● **AIM**
Repeat, exactly and in full, the lines of the listing below, but without any pictures.

● **RECORD EXTRACTS**
□ □ □
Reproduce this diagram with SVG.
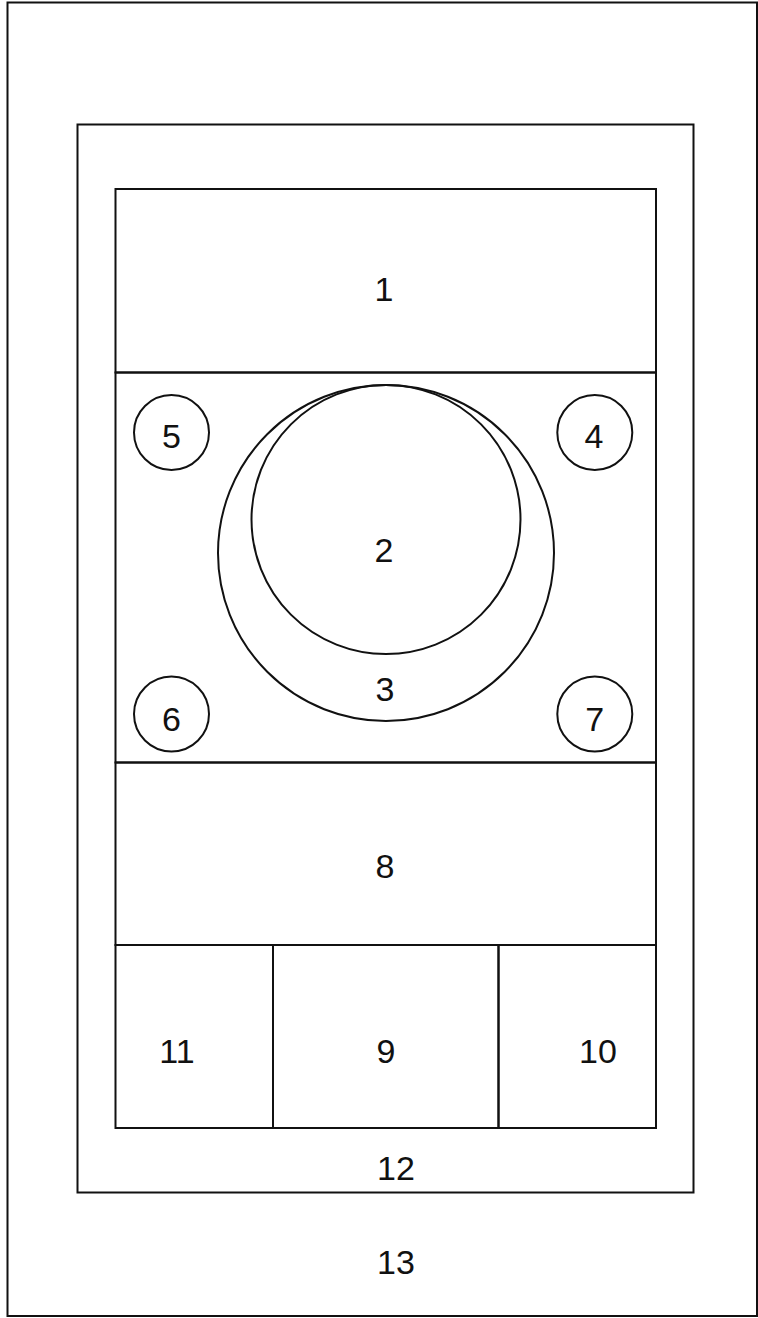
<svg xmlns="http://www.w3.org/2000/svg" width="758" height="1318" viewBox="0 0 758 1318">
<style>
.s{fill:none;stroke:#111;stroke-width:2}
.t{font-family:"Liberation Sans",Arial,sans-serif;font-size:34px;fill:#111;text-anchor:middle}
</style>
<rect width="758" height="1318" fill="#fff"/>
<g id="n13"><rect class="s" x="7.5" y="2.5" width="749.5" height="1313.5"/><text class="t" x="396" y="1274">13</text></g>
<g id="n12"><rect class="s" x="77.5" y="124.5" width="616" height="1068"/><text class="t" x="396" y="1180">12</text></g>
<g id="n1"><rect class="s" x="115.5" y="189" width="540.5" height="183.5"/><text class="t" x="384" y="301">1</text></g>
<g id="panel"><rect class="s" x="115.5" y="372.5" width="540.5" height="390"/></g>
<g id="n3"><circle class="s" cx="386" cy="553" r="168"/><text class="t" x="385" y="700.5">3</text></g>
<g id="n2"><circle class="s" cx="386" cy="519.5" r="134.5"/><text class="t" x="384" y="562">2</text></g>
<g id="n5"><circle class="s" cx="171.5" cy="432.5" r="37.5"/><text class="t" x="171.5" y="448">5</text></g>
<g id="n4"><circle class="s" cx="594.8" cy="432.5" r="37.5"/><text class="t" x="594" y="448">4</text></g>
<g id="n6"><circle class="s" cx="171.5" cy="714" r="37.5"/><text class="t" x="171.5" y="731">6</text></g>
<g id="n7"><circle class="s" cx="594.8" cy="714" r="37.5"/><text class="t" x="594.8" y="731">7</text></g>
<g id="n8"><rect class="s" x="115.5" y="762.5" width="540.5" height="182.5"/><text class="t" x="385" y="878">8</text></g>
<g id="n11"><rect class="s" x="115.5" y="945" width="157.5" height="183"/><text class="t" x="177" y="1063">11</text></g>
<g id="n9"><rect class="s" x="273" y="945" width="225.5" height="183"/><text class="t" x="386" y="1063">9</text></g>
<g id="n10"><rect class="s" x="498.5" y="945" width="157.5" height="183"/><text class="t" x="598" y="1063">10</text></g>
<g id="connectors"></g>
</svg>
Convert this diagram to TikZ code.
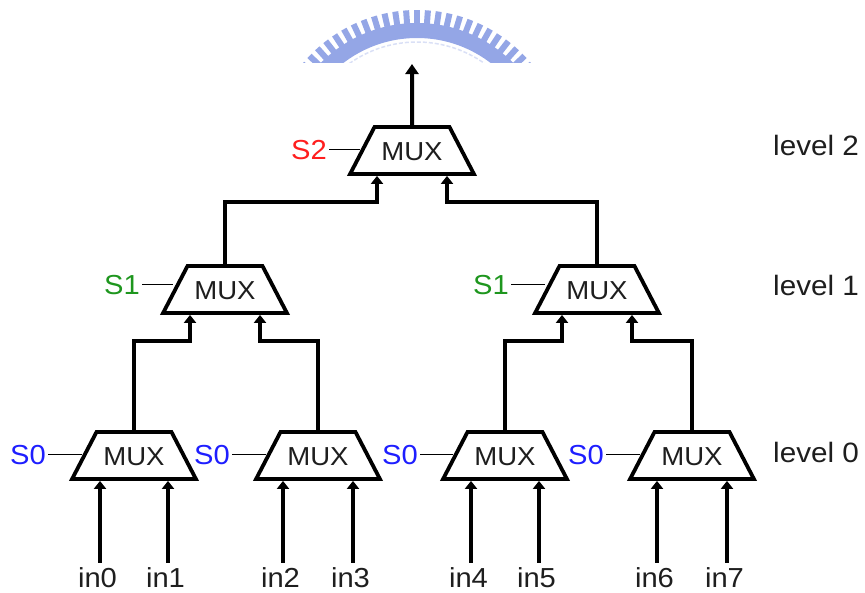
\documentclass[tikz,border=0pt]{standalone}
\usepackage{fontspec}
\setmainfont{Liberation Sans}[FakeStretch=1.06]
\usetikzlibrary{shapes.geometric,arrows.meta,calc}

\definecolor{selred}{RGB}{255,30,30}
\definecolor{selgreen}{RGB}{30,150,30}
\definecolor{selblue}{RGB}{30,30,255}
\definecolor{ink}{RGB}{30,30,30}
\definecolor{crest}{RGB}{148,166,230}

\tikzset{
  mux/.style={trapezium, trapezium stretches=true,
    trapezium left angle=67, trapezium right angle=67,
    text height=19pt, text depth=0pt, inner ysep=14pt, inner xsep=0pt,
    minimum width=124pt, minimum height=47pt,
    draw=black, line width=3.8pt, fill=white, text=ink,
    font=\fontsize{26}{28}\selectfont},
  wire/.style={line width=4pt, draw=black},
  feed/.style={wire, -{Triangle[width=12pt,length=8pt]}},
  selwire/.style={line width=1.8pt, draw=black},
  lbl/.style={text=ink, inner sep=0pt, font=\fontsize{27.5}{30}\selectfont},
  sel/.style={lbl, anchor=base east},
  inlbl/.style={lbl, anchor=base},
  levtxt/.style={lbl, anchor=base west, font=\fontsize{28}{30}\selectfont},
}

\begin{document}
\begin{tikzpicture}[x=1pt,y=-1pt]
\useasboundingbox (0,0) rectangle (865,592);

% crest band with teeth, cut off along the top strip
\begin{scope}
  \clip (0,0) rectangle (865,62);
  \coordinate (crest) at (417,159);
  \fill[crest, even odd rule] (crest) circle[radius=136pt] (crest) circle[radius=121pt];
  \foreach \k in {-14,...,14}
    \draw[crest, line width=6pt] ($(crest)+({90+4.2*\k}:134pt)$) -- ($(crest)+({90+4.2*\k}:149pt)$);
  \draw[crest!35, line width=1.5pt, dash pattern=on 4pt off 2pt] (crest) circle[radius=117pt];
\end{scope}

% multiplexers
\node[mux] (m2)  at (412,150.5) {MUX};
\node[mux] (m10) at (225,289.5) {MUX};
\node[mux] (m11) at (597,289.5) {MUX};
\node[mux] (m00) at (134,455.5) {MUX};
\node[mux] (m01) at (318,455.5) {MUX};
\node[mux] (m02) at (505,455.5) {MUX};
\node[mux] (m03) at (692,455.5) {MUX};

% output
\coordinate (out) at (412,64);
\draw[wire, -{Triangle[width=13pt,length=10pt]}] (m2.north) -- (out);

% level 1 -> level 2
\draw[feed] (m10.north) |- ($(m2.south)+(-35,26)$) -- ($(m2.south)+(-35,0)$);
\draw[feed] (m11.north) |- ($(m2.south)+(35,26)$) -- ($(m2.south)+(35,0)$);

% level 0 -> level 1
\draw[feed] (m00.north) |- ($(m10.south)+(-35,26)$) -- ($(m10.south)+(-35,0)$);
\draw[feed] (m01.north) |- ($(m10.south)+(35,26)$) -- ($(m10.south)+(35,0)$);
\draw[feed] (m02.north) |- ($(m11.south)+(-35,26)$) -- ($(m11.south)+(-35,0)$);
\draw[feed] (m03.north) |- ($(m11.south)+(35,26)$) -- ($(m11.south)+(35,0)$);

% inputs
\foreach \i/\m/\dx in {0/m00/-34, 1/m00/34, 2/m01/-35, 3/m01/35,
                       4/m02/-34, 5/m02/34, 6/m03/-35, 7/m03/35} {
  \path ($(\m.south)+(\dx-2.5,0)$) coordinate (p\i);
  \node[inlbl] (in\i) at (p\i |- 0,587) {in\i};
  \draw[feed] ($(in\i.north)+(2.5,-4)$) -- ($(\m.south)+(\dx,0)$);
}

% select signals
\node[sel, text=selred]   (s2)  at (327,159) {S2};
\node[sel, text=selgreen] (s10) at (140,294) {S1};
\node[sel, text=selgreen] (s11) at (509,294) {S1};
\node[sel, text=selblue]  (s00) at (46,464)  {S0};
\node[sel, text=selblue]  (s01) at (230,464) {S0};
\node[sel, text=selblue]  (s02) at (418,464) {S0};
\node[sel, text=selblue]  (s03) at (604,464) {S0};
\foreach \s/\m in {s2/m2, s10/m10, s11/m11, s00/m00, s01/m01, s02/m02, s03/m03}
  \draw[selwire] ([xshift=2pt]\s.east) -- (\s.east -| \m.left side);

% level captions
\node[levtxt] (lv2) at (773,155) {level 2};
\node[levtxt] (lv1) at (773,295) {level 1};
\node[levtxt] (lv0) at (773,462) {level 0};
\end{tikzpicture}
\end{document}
□ □ □
● **COMPLETE RESPONSE**
Reproduce this diagram with SVG.
<svg xmlns="http://www.w3.org/2000/svg" width="758" height="1318" viewBox="0 0 758 1318">
<style>
.s{fill:none;stroke:#111;stroke-width:2}
.t{font-family:"Liberation Sans",Arial,sans-serif;font-size:34px;fill:#111;text-anchor:middle}
</style>
<rect width="758" height="1318" fill="#fff"/>
<g id="n13"><rect class="s" x="7.5" y="2.5" width="749.5" height="1313.5"/><text class="t" x="396" y="1274">13</text></g>
<g id="n12"><rect class="s" x="77.5" y="124.5" width="616" height="1068"/><text class="t" x="396" y="1180">12</text></g>
<g id="n1"><rect class="s" x="115.5" y="189" width="540.5" height="183.5"/><text class="t" x="384" y="301">1</text></g>
<g id="panel"><rect class="s" x="115.5" y="372.5" width="540.5" height="390"/></g>
<g id="n3"><circle class="s" cx="386" cy="553" r="168"/><text class="t" x="385" y="700.5">3</text></g>
<g id="n2"><circle class="s" cx="386" cy="519.5" r="134.5"/><text class="t" x="384" y="562">2</text></g>
<g id="n5"><circle class="s" cx="171.5" cy="432.5" r="37.5"/><text class="t" x="171.5" y="448">5</text></g>
<g id="n4"><circle class="s" cx="594.8" cy="432.5" r="37.5"/><text class="t" x="594" y="448">4</text></g>
<g id="n6"><circle class="s" cx="171.5" cy="714" r="37.5"/><text class="t" x="171.5" y="731">6</text></g>
<g id="n7"><circle class="s" cx="594.8" cy="714" r="37.5"/><text class="t" x="594.8" y="731">7</text></g>
<g id="n8"><rect class="s" x="115.5" y="762.5" width="540.5" height="182.5"/><text class="t" x="385" y="878">8</text></g>
<g id="n11"><rect class="s" x="115.5" y="945" width="157.5" height="183"/><text class="t" x="177" y="1063">11</text></g>
<g id="n9"><rect class="s" x="273" y="945" width="225.5" height="183"/><text class="t" x="386" y="1063">9</text></g>
<g id="n10"><rect class="s" x="498.5" y="945" width="157.5" height="183"/><text class="t" x="598" y="1063">10</text></g>
<g id="connectors"></g>
</svg>
Convert this diagram to TikZ code.
\documentclass[tikz,border=0pt]{standalone}
\usepackage{fontspec}
\setmainfont{Liberation Sans}[FakeStretch=1.06]
\usetikzlibrary{shapes.geometric,arrows.meta,calc}

\definecolor{selred}{RGB}{255,30,30}
\definecolor{selgreen}{RGB}{30,150,30}
\definecolor{selblue}{RGB}{30,30,255}
\definecolor{ink}{RGB}{30,30,30}
\definecolor{crest}{RGB}{148,166,230}

\tikzset{
  mux/.style={trapezium, trapezium stretches=true,
    trapezium left angle=67, trapezium right angle=67,
    text height=19pt, text depth=0pt, inner ysep=14pt, inner xsep=0pt,
    minimum width=124pt, minimum height=47pt,
    draw=black, line width=3.8pt, fill=white, text=ink,
    font=\fontsize{26}{28}\selectfont},
  wire/.style={line width=4pt, draw=black},
  feed/.style={wire, -{Triangle[width=12pt,length=8pt]}},
  selwire/.style={line width=1.8pt, draw=black},
  lbl/.style={text=ink, inner sep=0pt, font=\fontsize{27.5}{30}\selectfont},
  sel/.style={lbl, anchor=base east},
  inlbl/.style={lbl, anchor=base},
  levtxt/.style={lbl, anchor=base west, font=\fontsize{28}{30}\selectfont},
}

\begin{document}
\begin{tikzpicture}[x=1pt,y=-1pt]
\useasboundingbox (0,0) rectangle (865,592);

% crest band with teeth, cut off along the top strip
\begin{scope}
  \clip (0,0) rectangle (865,62);
  \coordinate (crest) at (417,159);
  \fill[crest, even odd rule] (crest) circle[radius=136pt] (crest) circle[radius=121pt];
  \foreach \k in {-14,...,14}
    \draw[crest, line width=6pt] ($(crest)+({90+4.2*\k}:134pt)$) -- ($(crest)+({90+4.2*\k}:149pt)$);
  \draw[crest!35, line width=1.5pt, dash pattern=on 4pt off 2pt] (crest) circle[radius=117pt];
\end{scope}

% multiplexers
\node[mux] (m2)  at (412,150.5) {MUX};
\node[mux] (m10) at (225,289.5) {MUX};
\node[mux] (m11) at (597,289.5) {MUX};
\node[mux] (m00) at (134,455.5) {MUX};
\node[mux] (m01) at (318,455.5) {MUX};
\node[mux] (m02) at (505,455.5) {MUX};
\node[mux] (m03) at (692,455.5) {MUX};

% output
\coordinate (out) at (412,64);
\draw[wire, -{Triangle[width=13pt,length=10pt]}] (m2.north) -- (out);

% level 1 -> level 2
\draw[feed] (m10.north) |- ($(m2.south)+(-35,26)$) -- ($(m2.south)+(-35,0)$);
\draw[feed] (m11.north) |- ($(m2.south)+(35,26)$) -- ($(m2.south)+(35,0)$);

% level 0 -> level 1
\draw[feed] (m00.north) |- ($(m10.south)+(-35,26)$) -- ($(m10.south)+(-35,0)$);
\draw[feed] (m01.north) |- ($(m10.south)+(35,26)$) -- ($(m10.south)+(35,0)$);
\draw[feed] (m02.north) |- ($(m11.south)+(-35,26)$) -- ($(m11.south)+(-35,0)$);
\draw[feed] (m03.north) |- ($(m11.south)+(35,26)$) -- ($(m11.south)+(35,0)$);

% inputs
\foreach \i/\m/\dx in {0/m00/-34, 1/m00/34, 2/m01/-35, 3/m01/35,
                       4/m02/-34, 5/m02/34, 6/m03/-35, 7/m03/35} {
  \path ($(\m.south)+(\dx-2.5,0)$) coordinate (p\i);
  \node[inlbl] (in\i) at (p\i |- 0,587) {in\i};
  \draw[feed] ($(in\i.north)+(2.5,-4)$) -- ($(\m.south)+(\dx,0)$);
}

% select signals
\node[sel, text=selred]   (s2)  at (327,159) {S2};
\node[sel, text=selgreen] (s10) at (140,294) {S1};
\node[sel, text=selgreen] (s11) at (509,294) {S1};
\node[sel, text=selblue]  (s00) at (46,464)  {S0};
\node[sel, text=selblue]  (s01) at (230,464) {S0};
\node[sel, text=selblue]  (s02) at (418,464) {S0};
\node[sel, text=selblue]  (s03) at (604,464) {S0};
\foreach \s/\m in {s2/m2, s10/m10, s11/m11, s00/m00, s01/m01, s02/m02, s03/m03}
  \draw[selwire] ([xshift=2pt]\s.east) -- (\s.east -| \m.left side);

% level captions
\node[levtxt] (lv2) at (773,155) {level 2};
\node[levtxt] (lv1) at (773,295) {level 1};
\node[levtxt] (lv0) at (773,462) {level 0};
\end{tikzpicture}
\end{document}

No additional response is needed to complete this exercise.